Mobile Location - its infrastructure, applications, and services - is relatively younger and historically different than the computing industry, and therefore its history timeline mapping deserves a holistic historical perspective representative of both communications & wireless connectivity influences along with traditional computing influences. Here's an attempt to capture this:
It's perhaps academic, but the neonatal years between 1997 and 2002 do represent a period of growth. The Cellular Phone Wave represents a time when infrastructure, applications, and services were all brought together within one environment. "Location-Based Services" (as they were called) were things usually conceived and marketed alongside "Voice Plans", "Ring Tones", and "Messaging Plans" - a primitive, myopic view of the possible... The Cellular Phone Wave's decline was marked by the Feature Phone Wave, which changed the way (and pace) people built Mobile Location into applications & services.
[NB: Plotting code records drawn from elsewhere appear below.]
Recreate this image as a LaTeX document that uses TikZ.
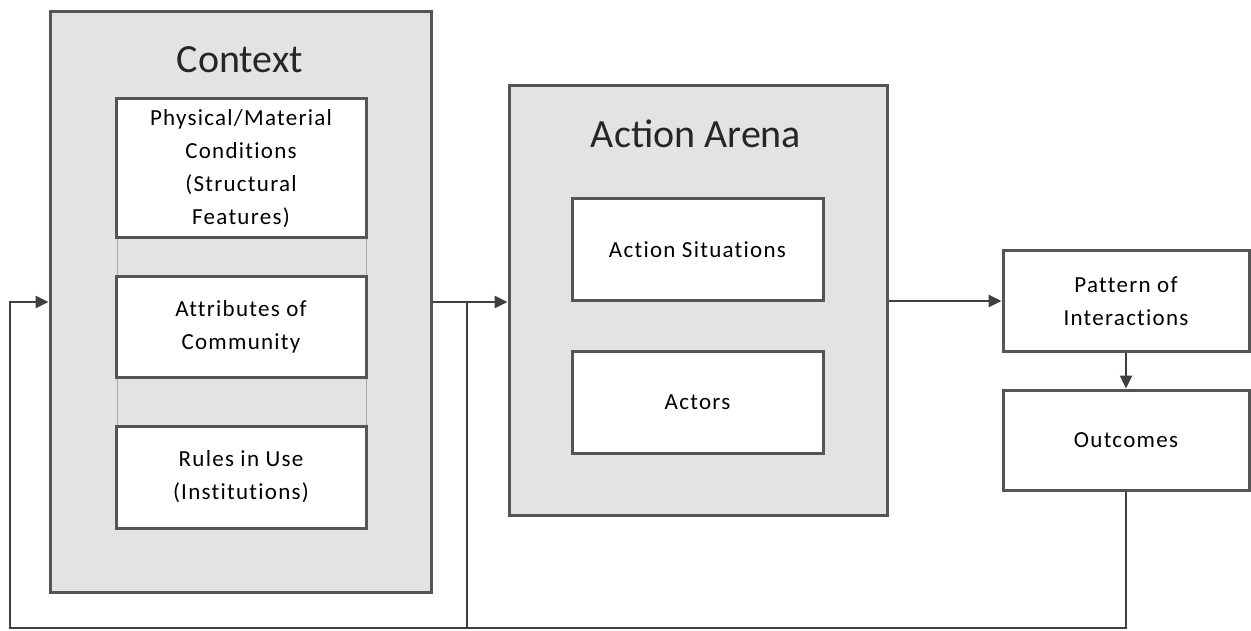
\documentclass[tikz,border=0pt]{standalone}
\usepackage{fontspec}
\setmainfont{Carlito}
\newfontfamily\boxfont{Carlito}[LetterSpace=5.5, Ligatures=NoCommon]
\usetikzlibrary{arrows.meta}
\definecolor{panelgray}{HTML}{E3E3E3}
\definecolor{bordergray}{HTML}{555555}
\definecolor{linegray}{HTML}{404040}
\definecolor{thingray}{HTML}{A8A8A8}
\begin{document}
\begin{tikzpicture}[x=1pt,y=-1pt,
  outer/.style={draw=bordergray, line width=3pt, fill=panelgray, inner sep=0pt},
  inbox/.style={draw=bordergray, line width=3pt, fill=white, align=center, inner sep=0pt,
    font=\boxfont\fontsize{23}{33}\selectfont},
  title/.style={font=\fontsize{40}{46}\selectfont, inner sep=0pt, text=black!85},
  conn/.style={draw=linegray, line width=2.5pt},
  arr/.style={conn, -{Triangle[length=13pt,width=12pt]}}]
\useasboundingbox (0,0) rectangle (1251,631);
% Context panel
\node[outer, minimum width=381pt, minimum height=580pt] (ctx) at (240.5,302) {};
\node[title] (ctxt) at (240,60) {Context};
\draw[thingray, line width=1pt] (117,238) -- (117,426) (366,238) -- (366,426);
\node[inbox, minimum width=250pt, minimum height=139pt] (phys) at (241,168.5)
  {Physical/Material\\Conditions\\(Structural\\Features)};
\node[inbox, minimum width=250pt, minimum height=100pt] (attr) at (241,327)
  {Attributes of\\Community};
\node[inbox, minimum width=250pt, minimum height=102pt] (rules) at (241,477)
  {Rules in Use\\(Institutions)};
% Action arena
\node[outer, minimum width=378pt, minimum height=429pt] (arena) at (698,300.5) {};
\node[title] (arenat) at (696,134) {Action Arena};
\node[inbox, minimum width=251pt, minimum height=102pt] (sit) at (697.5,250) {Action Situations};
\node[inbox, minimum width=251pt, minimum height=102pt] (actors) at (697.5,402) {Actors};
% Right boxes
\node[inbox, minimum width=246pt, minimum height=100pt] (pat) at (1126,301) {Pattern of\\Interactions};
\node[inbox, minimum width=246pt, minimum height=100pt] (out) at (1126,440) {Outcomes};
% Connectors
\coordinate (j) at (467,302);
\coordinate (bl) at (10,628);
\coordinate (tl) at (10,302);
\draw[arr] (ctx.east |- j) -- (arena.west |- j);
\draw[conn] (j) -- (j |- bl);
\draw[arr] (out.south) -- (out.south |- bl) -- (bl) -- (tl) -- (ctx.west |- tl);
\draw[arr] (arena.east |- pat.west) -- (pat.west);
\draw[arr] (pat.south) -- (out.north);
\end{tikzpicture}
\end{document}
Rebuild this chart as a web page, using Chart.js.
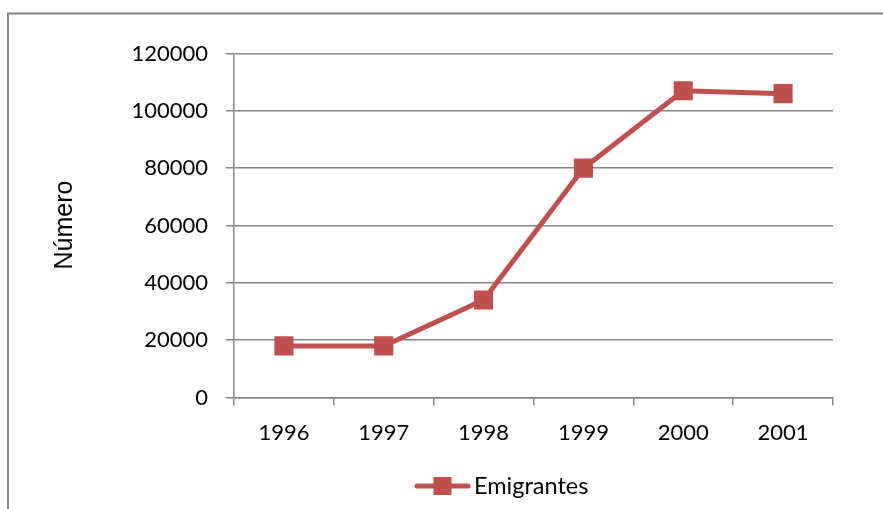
<!DOCTYPE html>
<html>
<head>
<meta charset="utf-8">
<script src="https://cdn.jsdelivr.net/npm/chart.js@4/dist/chart.umd.min.js"></script>
<style>
html,body{margin:0;padding:0;background:#fff;}
#wrap{width:883px;height:509px;position:relative;}
</style>
</head>
<body>
<div id="wrap"><canvas id="c" width="883" height="509"></canvas></div>
<script>
const categories = ['1996', '1997', '1998', '1999', '2000', '2001'];
const emigrantes = [18000, 18000, 34000, 80000, 107000, 106000];
const seriesName = 'Emigrantes';
const yTitle = 'Número';
const yMin = 0, yMax = 120000, yStep = 20000;

const RED = '#C0504D';
const GRAY = '#868686';
const FONT = 'Lato, "Open Sans", sans-serif';

const extras = {
  id: 'extras',
  beforeDraw(chart) {
    const ctx = chart.ctx;
    ctx.save();
    ctx.strokeStyle = GRAY;
    ctx.lineWidth = 2;
    ctx.strokeRect(8, 13.5, 900, 600);
    ctx.restore();
  },
  afterDraw(chart) {
    const ctx = chart.ctx;
    // y title
    ctx.save();
    ctx.fillStyle = '#000';
    ctx.font = '25px "Liberation Sans", Arial, sans-serif';
    ctx.textAlign = 'center';
    ctx.textBaseline = 'middle';
    ctx.translate(65, 225);
    ctx.rotate(-Math.PI / 2);
    ctx.fillText(yTitle, 0, 0);
    ctx.restore();
    // legend
    ctx.save();
    const ly = 486;
    ctx.strokeStyle = RED;
    ctx.lineWidth = 5;
    ctx.lineCap = 'round';
    ctx.beginPath();
    ctx.moveTo(417, ly);
    ctx.lineTo(468, ly);
    ctx.stroke();
    ctx.fillStyle = RED;
    ctx.fillRect(433.5, ly - 9, 18, 18);
    ctx.fillStyle = '#000';
    ctx.font = '23.5px ' + FONT;
    ctx.textAlign = 'left';
    ctx.textBaseline = 'middle';
    ctx.fillText(seriesName, 474, ly);
    ctx.restore();
  }
};

new Chart(document.getElementById('c'), {
  type: 'line',
  data: {
    labels: categories,
    datasets: [{
      label: seriesName,
      data: emigrantes,
      borderColor: RED,
      backgroundColor: RED,
      borderWidth: 5,
      tension: 0,
      pointStyle: 'rect',
      pointRadius: 13.5,
      pointHoverRadius: 13.5,
      pointBackgroundColor: RED,
      pointBorderColor: RED,
      pointBorderWidth: 0
    }]
  },
  options: {
    responsive: false,
    animation: false,
    layout: { padding: { left: 0, right: 50, top: 53.5, bottom: 0 } },
    plugins: {
      legend: { display: false },
      tooltip: { enabled: false },
      title: { display: false }
    },
    scales: {
      x: {
        offset: true,
        grid: {
          display: true,
          drawOnChartArea: false,
          drawTicks: true,
          tickLength: 8,
          color: GRAY,
          lineWidth: 1.5,
          offset: true
        },
        border: { display: true, color: GRAY, width: 1.5 },
        ticks: { color: '#000', font: { family: FONT, size: 22 }, padding: 14, maxRotation: 0 },
        afterFit(scale) { scale.height = 509 - 397.5; }
      },
      y: {
        min: yMin,
        max: yMax,
        ticks: {
          stepSize: yStep, color: '#000', font: { family: FONT, size: 22 }, padding: 18,
          callback: (v) => String(v)
        },
        grid: {
          color: GRAY,
          lineWidth: 1.5,
          drawTicks: true,
          tickLength: 8
        },
        border: { display: true, color: GRAY, width: 1.5 },
        afterFit(scale) { scale.width = 234; }
      }
    }
  },
  plugins: [extras]
});
</script>
</body>
</html>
The Feature Phone Wave and its growth from 2002 to about 2007 represents a period when the first GPS enabled mobile phones became available and when Mobile Location became openly accessible through devices. "Location-Based Services" were still called such, but creative & diverse influences introduced new perspectives that helped people save time, helped them get from here to there, and helped them offer better services to others. This was a great growth period that ended abruptly (fell off a cliff) when Apple introduced the iPhone in 2007.
The iPhone was a game-changing technology that not only changed computing and applied stress to the PC industry, but it simultaneously changed wireless & mobile technology as well. The iPhone marked the beginning of the Smartphone Wave - a wave of growth we are now immersed in. Mobile Location growth inside this wave is at unprecedented levels. With its influence beyond the Smartphone, Mobility is now built into every new digital product & service, where Mobility = Location + Time + Connectivity. New digital products created today are part of a global network of mobility sensors producing massive amounts of spatiotemporal data, where older geospatial approaches of mapping, locating, finding, and tracking are evolving to modeling, understanding, predicting, and informing - creating new actionable insights & intelligence from spatiotemporal observations. It's an exciting time.